The vast majority of these hits are irrelevant to the searcher, regardless of which type of bank they are looking for. But this overkill response is typical of what you get with the existing "bag of words" approach embedded in online search engines, according to Robert St. Louis, chairman of the Department of Information Systems at the W. P. Carey School of Business.


That irrelevancy is a huge problem, St. Louis explained. "So the question has to be asked: 'How can you train Google so it is able to sort through a full-text search, filter the one billion results within and get the five or six results you're interested in to appear on the first page?'" he continued. "It also has to be almost instantaneous, and a fairly simple procedure" so users don't get discouraged, he added.


Refining the search by typing in more words often narrows the search too much, IBM's Ferrucci said. "If I put in a lot of words, the fewer documents I get, the search narrows and is less successful. As a result, we are conditioned to use just a word or two keywords," he explained.


The remedy seems to be the UIMA approach, which, while not a search engine, is the platform allowing searchers to use concepts, themes and ideas -- rather than keywords -- to scan databases with sophisticated software components called "analysis engines." The analysis engines "scan documents and identify concepts and relationships in documents," Ferrucci said.


While UIMA advances will vastly improve the search efficacy of public, Internet databases, Ferrucci and his team are focused on applying the technology to corporate and government settings. These databases lack the hyperlinks common to public search engines, posing another obstacle to efficient, fast ranking of hits.


Until recently, the 200 or so IBM researchers delving into this area were split among various corporate-environment search-engine projects. But since they weren't linked, their work tended to "silo" -- to develop in isolation of each other's similar projects. One of Ferrucci's goals, now met, was to get them on all the same virtual page. As a result, progress on UIMA is accelerating.


Here's a UIMA scenario: A chief financial officer wants information that spans two documents. Using the only keyword he knows, he'll get one, but not both documents displayed on the first page of hits. Instead, using UIMA-facilitated software to analyze documents for the concept of, say, "fiscally responsible background checking," he may get exactly the reports he needs, stored by two departments under different titles.


Another example: Say you're interested in reading business pundits' opinions of Company ABC's president, chairman and chief operating officer, but don't know the three honchos' names. Analysis engines would scan database content and identify the concepts of interest ("positive opinions of company leaders") typed in by the searcher, Ferrucci said. "This is a very different search concept that we don't have today. UIMA is the plumbing that puts everyone on the same platform," he added.


IBM gives away its UIMA framework and source code free of charge online, "to provide a common foundation for industry and academia to collaborate and accelerate the worldwide development of technologies." Of course, this is a savvy marketing strategy, because by doing so, the computing behemoth also creates a global market for the UIMA-facilitating software applications currently being developed in-house.

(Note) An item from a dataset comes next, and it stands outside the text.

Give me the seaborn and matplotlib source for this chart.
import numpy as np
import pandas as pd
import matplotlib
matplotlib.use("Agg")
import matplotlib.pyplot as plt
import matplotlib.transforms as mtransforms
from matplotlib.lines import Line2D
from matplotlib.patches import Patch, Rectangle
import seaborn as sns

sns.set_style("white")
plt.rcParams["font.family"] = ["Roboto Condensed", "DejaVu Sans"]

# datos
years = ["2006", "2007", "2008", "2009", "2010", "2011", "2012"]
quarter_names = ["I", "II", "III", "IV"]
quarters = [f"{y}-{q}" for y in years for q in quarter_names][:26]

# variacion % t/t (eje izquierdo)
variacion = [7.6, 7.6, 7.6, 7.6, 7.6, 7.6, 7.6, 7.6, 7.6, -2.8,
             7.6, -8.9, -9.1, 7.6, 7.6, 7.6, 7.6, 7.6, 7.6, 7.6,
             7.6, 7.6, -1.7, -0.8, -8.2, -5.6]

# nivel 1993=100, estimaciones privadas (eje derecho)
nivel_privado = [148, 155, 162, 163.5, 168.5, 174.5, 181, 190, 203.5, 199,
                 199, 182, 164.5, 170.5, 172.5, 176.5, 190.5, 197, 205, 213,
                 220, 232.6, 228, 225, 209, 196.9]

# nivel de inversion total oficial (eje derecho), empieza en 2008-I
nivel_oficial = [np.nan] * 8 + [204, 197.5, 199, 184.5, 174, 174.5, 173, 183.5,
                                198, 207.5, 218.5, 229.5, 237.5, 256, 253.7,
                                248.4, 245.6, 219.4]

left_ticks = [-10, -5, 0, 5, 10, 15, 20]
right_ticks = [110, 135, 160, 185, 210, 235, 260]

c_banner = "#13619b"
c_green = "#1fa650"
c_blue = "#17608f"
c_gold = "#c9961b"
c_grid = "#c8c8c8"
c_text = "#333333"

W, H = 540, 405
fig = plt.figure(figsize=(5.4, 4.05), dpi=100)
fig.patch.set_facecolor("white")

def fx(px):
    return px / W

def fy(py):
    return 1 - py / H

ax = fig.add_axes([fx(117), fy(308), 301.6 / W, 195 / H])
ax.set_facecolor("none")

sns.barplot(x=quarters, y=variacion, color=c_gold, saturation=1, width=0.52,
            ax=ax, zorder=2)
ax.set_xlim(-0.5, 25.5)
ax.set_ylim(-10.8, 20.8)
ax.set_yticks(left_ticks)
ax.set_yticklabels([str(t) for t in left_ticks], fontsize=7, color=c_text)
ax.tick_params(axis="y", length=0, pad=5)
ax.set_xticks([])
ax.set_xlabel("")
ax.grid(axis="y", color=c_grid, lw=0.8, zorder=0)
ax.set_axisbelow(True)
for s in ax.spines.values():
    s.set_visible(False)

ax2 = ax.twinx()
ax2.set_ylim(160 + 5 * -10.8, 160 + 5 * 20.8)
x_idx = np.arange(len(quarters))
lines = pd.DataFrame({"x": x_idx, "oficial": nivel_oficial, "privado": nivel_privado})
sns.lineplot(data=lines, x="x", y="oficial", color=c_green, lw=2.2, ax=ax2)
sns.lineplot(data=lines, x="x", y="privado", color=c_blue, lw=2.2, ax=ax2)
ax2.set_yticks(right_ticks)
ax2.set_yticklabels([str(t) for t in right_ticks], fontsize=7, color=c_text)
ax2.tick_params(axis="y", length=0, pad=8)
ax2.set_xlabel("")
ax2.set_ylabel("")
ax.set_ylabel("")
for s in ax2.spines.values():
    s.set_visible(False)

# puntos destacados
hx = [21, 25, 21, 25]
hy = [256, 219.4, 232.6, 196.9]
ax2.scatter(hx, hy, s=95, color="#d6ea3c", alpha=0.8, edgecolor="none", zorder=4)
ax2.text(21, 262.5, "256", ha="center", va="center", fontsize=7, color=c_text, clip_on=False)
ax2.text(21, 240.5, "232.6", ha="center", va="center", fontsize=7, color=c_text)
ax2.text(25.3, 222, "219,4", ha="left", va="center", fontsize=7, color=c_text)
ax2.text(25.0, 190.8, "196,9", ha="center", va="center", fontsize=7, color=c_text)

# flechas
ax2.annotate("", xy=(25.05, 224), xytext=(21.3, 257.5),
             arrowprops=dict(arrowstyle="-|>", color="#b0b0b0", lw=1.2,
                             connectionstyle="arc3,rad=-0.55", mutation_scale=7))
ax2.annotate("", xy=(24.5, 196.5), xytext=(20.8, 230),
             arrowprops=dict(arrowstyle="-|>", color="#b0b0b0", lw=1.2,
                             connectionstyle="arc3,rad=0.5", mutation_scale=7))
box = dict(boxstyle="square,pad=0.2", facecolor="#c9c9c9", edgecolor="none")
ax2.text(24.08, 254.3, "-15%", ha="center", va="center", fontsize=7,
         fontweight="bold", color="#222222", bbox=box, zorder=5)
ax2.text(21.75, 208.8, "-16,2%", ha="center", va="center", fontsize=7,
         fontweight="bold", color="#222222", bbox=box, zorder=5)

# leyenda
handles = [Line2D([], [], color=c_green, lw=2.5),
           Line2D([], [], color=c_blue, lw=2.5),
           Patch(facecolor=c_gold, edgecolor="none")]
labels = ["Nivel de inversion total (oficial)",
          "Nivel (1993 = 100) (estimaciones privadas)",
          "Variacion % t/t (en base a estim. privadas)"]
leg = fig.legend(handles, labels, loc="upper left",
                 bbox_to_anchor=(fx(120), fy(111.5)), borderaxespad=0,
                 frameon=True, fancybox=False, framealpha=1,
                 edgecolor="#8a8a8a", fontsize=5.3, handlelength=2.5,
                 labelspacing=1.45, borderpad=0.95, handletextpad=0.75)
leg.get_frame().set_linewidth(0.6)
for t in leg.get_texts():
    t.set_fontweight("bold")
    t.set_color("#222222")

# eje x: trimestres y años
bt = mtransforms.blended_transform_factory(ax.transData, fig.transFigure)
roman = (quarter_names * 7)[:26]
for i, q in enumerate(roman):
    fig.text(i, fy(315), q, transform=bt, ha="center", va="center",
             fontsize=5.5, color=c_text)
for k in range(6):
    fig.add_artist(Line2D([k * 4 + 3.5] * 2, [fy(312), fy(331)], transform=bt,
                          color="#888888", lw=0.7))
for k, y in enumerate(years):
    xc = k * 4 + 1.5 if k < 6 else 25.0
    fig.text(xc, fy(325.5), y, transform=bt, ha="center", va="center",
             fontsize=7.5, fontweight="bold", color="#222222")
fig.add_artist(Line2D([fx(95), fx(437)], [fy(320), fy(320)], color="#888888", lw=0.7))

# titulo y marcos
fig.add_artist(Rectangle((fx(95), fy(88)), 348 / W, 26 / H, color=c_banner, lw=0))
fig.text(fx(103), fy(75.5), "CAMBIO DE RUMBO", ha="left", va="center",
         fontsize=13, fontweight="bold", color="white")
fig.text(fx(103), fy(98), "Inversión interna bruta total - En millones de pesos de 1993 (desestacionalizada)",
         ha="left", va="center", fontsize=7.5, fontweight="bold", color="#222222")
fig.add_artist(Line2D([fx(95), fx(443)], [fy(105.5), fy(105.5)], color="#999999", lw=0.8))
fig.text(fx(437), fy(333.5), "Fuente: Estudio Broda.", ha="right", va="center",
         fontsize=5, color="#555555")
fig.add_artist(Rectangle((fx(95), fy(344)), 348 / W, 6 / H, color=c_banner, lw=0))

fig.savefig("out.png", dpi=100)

So far, individuals and companies have ordered just under 10,000 downloads of the UIMA kit and source code, Ferrucci added, and IBM is partnering with Carnegie Mellon to publish UIMA components. He predicts the technology will prove especially helpful in the automotive and health-care industries, as well as in national security.



Another pioneering approach


But IBM isn't alone in pioneering deeper database search methods. St. Louis said researchers at the W. P. Carey School "recently found a way to add content to a Google search."

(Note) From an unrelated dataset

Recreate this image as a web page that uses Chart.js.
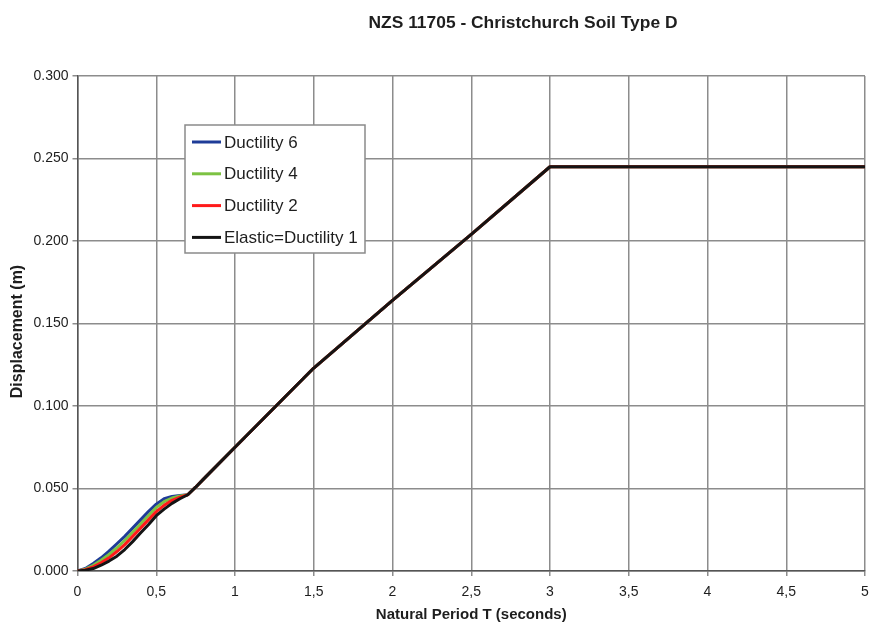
<!DOCTYPE html>
<html>
<head>
<meta charset="utf-8">
<script src="https://cdn.jsdelivr.net/npm/chart.js@4.4.1/dist/chart.umd.min.js"></script>
<style>
  html, body { margin: 0; padding: 0; background: #ffffff; }
  #wrap { width: 870px; height: 623px; position: relative; }
</style>
</head>
<body>
<div id="wrap"><canvas id="c" width="870" height="623"></canvas></div>
<script>
// ---- Data ----
const chartTitle = "NZS 11705 - Christchurch Soil Type D";
const xAxisTitle = "Natural Period T (seconds)";
const yAxisTitle = "Displacement (m)";

const periods    = [0, 0.05, 0.1, 0.15, 0.2, 0.25, 0.3, 0.35, 0.4, 0.45, 0.5, 0.55, 0.6, 0.65, 0.7, 0.75, 0.8, 1.0, 1.5, 2.0, 2.5, 3.0, 3.5, 4.0, 4.5, 5.0];
const ductility6 = [0, 0.0015, 0.0045, 0.008, 0.012, 0.0165, 0.021, 0.026, 0.031, 0.036, 0.0405, 0.0438, 0.0452, 0.0458, 0.0462, 0.0508, 0.0557, 0.075, 0.123, 0.164, 0.204, 0.245, 0.245, 0.245, 0.245, 0.245];
const ductility4 = [0, 0.0011, 0.0035, 0.0065, 0.010, 0.014, 0.0185, 0.0235, 0.0285, 0.0335, 0.0385, 0.0420, 0.0442, 0.0455, 0.0462, 0.0508, 0.0557, 0.075, 0.123, 0.164, 0.204, 0.245, 0.245, 0.245, 0.245, 0.245];
const ductility2 = [0, 0.0008, 0.0025, 0.005, 0.008, 0.0118, 0.016, 0.021, 0.026, 0.031, 0.036, 0.0398, 0.0428, 0.0448, 0.0462, 0.0508, 0.0557, 0.075, 0.123, 0.164, 0.204, 0.245, 0.245, 0.245, 0.245, 0.245];
const elastic    = [0, 0.0005, 0.0015, 0.0035, 0.006, 0.009, 0.013, 0.0178, 0.023, 0.028, 0.0335, 0.0375, 0.0410, 0.0438, 0.0462, 0.0508, 0.0557, 0.075, 0.123, 0.164, 0.204, 0.245, 0.245, 0.245, 0.245, 0.245];

const seriesLabels = ["Ductility 6", "Ductility 4", "Ductility 2", "Elastic=Ductility 1"];
const seriesColors = ["#1f3c98", "#7cc242", "#ff1a1a", "#141414"];
const seriesValues = [ductility6, ductility4, ductility2, elastic];

const xMin = 0, xMax = 5, xStep = 0.5;
const yMin = 0, yMax = 0.3, yStep = 0.05;

const FONT = "'Liberation Sans', Arial, sans-serif";
const TEXT = "#1e1e1e";

function toPoints(vals) {
  return periods.map((t, i) => ({ x: t, y: vals[i] }));
}

const datasets = seriesValues.map((vals, i) => ({
  label: seriesLabels[i],
  data: toPoints(vals),
  borderColor: seriesColors[i],
  backgroundColor: seriesColors[i],
  borderWidth: 3,
  pointRadius: 0,
  fill: false,
  tension: 0,
  borderJoinStyle: 'round',
  order: seriesValues.length - 1 - i
}));

// custom text + legend plugin
const decorPlugin = {
  id: 'decor',
  afterDraw(chart) {
    const ctx = chart.ctx;
    const area = chart.chartArea;
    ctx.save();
    // title
    ctx.fillStyle = TEXT;
    ctx.font = "bold 17.4px " + FONT;
    ctx.textAlign = 'center';
    ctx.textBaseline = 'middle';
    ctx.fillText(chartTitle, 523, 23);
    // x axis title
    ctx.font = "bold 15px " + FONT;
    ctx.fillText(xAxisTitle, (area.left + area.right) / 2, 615);
    // y axis title
    ctx.save();
    ctx.translate(18, (area.top + area.bottom) / 2 + 8);
    ctx.rotate(-Math.PI / 2);
    ctx.font = "bold 16px " + FONT;
    ctx.fillText(yAxisTitle, 0, 0);
    ctx.restore();

    // legend box
    const bx = 185, by = 125, bw = 180, bh = 128;
    ctx.fillStyle = '#ffffff';
    ctx.fillRect(bx, by, bw, bh);
    ctx.strokeStyle = '#8a8a8a';
    ctx.lineWidth = 1.5;
    ctx.strokeRect(bx, by, bw, bh);
    ctx.font = "17px " + FONT;
    ctx.textAlign = 'left';
    ctx.textBaseline = 'middle';
    chart.data.datasets.forEach((ds, i) => {
      const y = 142 + i * 31.8;
      ctx.strokeStyle = ds.borderColor;
      ctx.lineWidth = 3;
      ctx.beginPath();
      ctx.moveTo(192, y);
      ctx.lineTo(221, y);
      ctx.stroke();
      ctx.fillStyle = TEXT;
      ctx.fillText(ds.label, 224, y + 1);
    });
    ctx.restore();
  }
};

new Chart(document.getElementById('c'), {
  type: 'line',
  data: { datasets },
  options: {
    responsive: false,
    animation: false,
    events: [],
    layout: { padding: { top: 76, right: 5, left: 0, bottom: 0 } },
    plugins: {
      legend: { display: false },
      title: { display: false },
      tooltip: { enabled: false }
    },
    scales: {
      x: {
        type: 'linear',
        min: xMin, max: xMax,
        ticks: {
          stepSize: xStep,
          color: TEXT,
          font: { family: FONT, size: 14 },
          padding: 8,
          maxRotation: 0,
          autoSkip: false,
          callback: v => String(v).replace('.', ',')
        },
        grid: { color: '#8c8c8c', lineWidth: 1.5, tickLength: 5, drawTicks: true },
        border: { color: '#555555', width: 1.5 },
        afterFit(scale) { scale.height = 52; scale.paddingLeft = 0; scale.paddingRight = 0; }
      },
      y: {
        type: 'linear',
        min: yMin, max: yMax,
        ticks: {
          stepSize: yStep,
          color: TEXT,
          font: { family: FONT, size: 14 },
          padding: 4,
          callback: v => Number(v).toFixed(3)
        },
        grid: { color: '#8c8c8c', lineWidth: 1.5, tickLength: 5, drawTicks: true },
        border: { color: '#555555', width: 1.5 },
        afterFit(scale) { scale.width = 77.5; scale.paddingTop = 0; scale.paddingBottom = 0; }
      }
    }
  },
  plugins: [decorPlugin]
});
</script>
</body>
</html>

He continued, "There's an explosion in unstructured information-based technology going on, to search not just documents but e-mails and images." Department members, assisted by doctoral students, are building on Google to make it more context-sensitive.


Using a patented algorithm, they start by evaluating each hit (St. Louis calls them "snippets of information") returned by a database search on a particular topic. "Each snippet that comes up has a button next to it saying 'high,' 'medium' or 'low.' You click the appropriate button based on how relevant that particular snippet is to you, personally," he explained.


According to Asim Roy, a W. P. Carey information systems professor and developer of this approach, "the algorithm can go back and learn, from your input, what the high-relevance snippets have in common. Next, it brings forward the snippets high in relevance for you, thus making Google's results much more useful to you. Algorithms learn incredibly fast."


Another W. P. Carey researcher, Dmitri Roussinov, is developing a search approach that allows the searcher to ask a question and get a relevant answer from a database. For instance, if you enter "who&is&the&largest&software&developer&worldwide" into Google -- using the "bag of words" approach currently available -- you'll get zero hits. Entering "world's&largest&software&developer," likewise, draws nothing.


"Yet just about everyone in business knows that Microsoft is the world's largest software developer," marveled St. Louis. "Such a basic question and Microsoft is all over the Internet, but no results."



Bottom line:

  • Despite its ranking as the most popular public search engine in the world, repository for millions upon millions of records, Google can't answer a simple question: "who is the world's largest software developer?"
  • IBM is creating a market for a new line of software components by giving away its framework and source code for UIMA (unstructured information management architecture).